Personal Information

Life was a challenge for John Woodmorappe from the very beginning. Born in the USA to Polish immigrant parents who had lost everything in World War II, he had to adapt to a new language and culture. In addition, John has a neurological disorder called Tourette’s syndrome, which causes him to have spells of torso rocking and finger wiggling. But the grace of God has given him an extraordinary ability in the area of scientific research.

John has had an insatiable curiosity in scientific matters ever since he was a toddler. At ages 10–11, he could identify tens of trees in the neighborhood, and even knew the Latin names of most of them. His friends said he sounded like a priest. An 80-year-old retired botanist would visit him, and they would go on walks together to talk about and examine different trees. By junior high, he was going to the state fairs with his science projects. Next, he went to one of the most academically demanding high schools in the whole nation.

Far from being a fundamentalist, John Woodmorappe had not been raised to believe in scriptural inerrancy in any way. Nothing drove him to unconventional science. He attended a college-preparatory Jesuit school, which was liberal theologically as well as politically. There he was taught that Genesis was myth and that organic evolution was a proven fact of science. Not knowing any better, he accepted it.

In his sophomore year, he took an advanced biology course. After organic evolution, John studied ecology, and was taught all the scare-stories of radical environmentalists as proven fact. Having learned that DDT and other organic chlorocarbons accumulate in the biosphere because they do not break down, John Woodmorappe wrote his teacher a paper. He suggested that scientists breed bacteria, after subjecting them to radiogenic mutations generation after generation, in progressively greater concentrations of DDT. Finally, we would have a strain of bacteria that not only breaks down DDT but also is dependent on it. When released into the biosphere, these bacteria would consume all the accumulated DDT. The teacher replied that this would probably not work, unless perhaps millions of years were available. This planted the first seed of doubt towards organic evolution in John's mind, because it showed that the notion of natural selection culminating in unlimited variation is something less than factual.

While a freshman in college, a member of Campus Crusade for Christ won John to the Lord. He eagerly went for follow-up. During one of these sessions, he asked some offhand questions about organic evolution, the global Flood, etc. The Crusade staff man lent him a copy of The Genesis Flood (Whitcomb and Morris 1961). John studied this, and more. John became fascinated at what he saw. When he was first exposed to creationist research, he went into “creation shock.” This leads to such thoughts as: “Why did no one ever show me this before? I never realized that evolution was so full of holes! I never imagined that there are qualified scientists who question or reject organic evolution.
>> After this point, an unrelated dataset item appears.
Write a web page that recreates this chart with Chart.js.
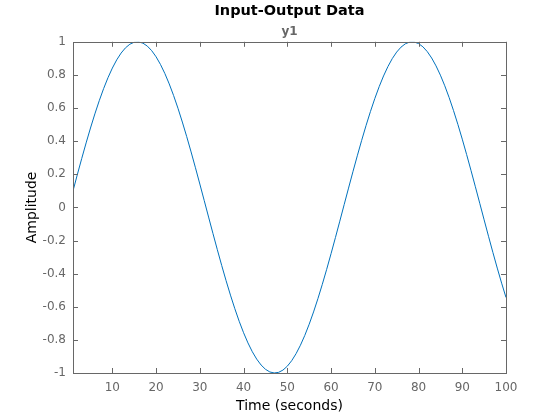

And to think that the global Flood actually took place.”

As earlier in life, John Woodmorappe was intensely curious. He wanted to go deeper. He decided to major in both geology and biology because of the pivotal role of these two disciplines in the study of origins. Then again, he had geology in his blood, as his grandfather had been a geologist who had owned an oil well (at Boryslaw, now in the western Ukraine). He ended up with a BA in Biology, a BA in Geology, and an MA in Geology. Woodmorappe is constantly learning new things on his own, and conducting scientific research.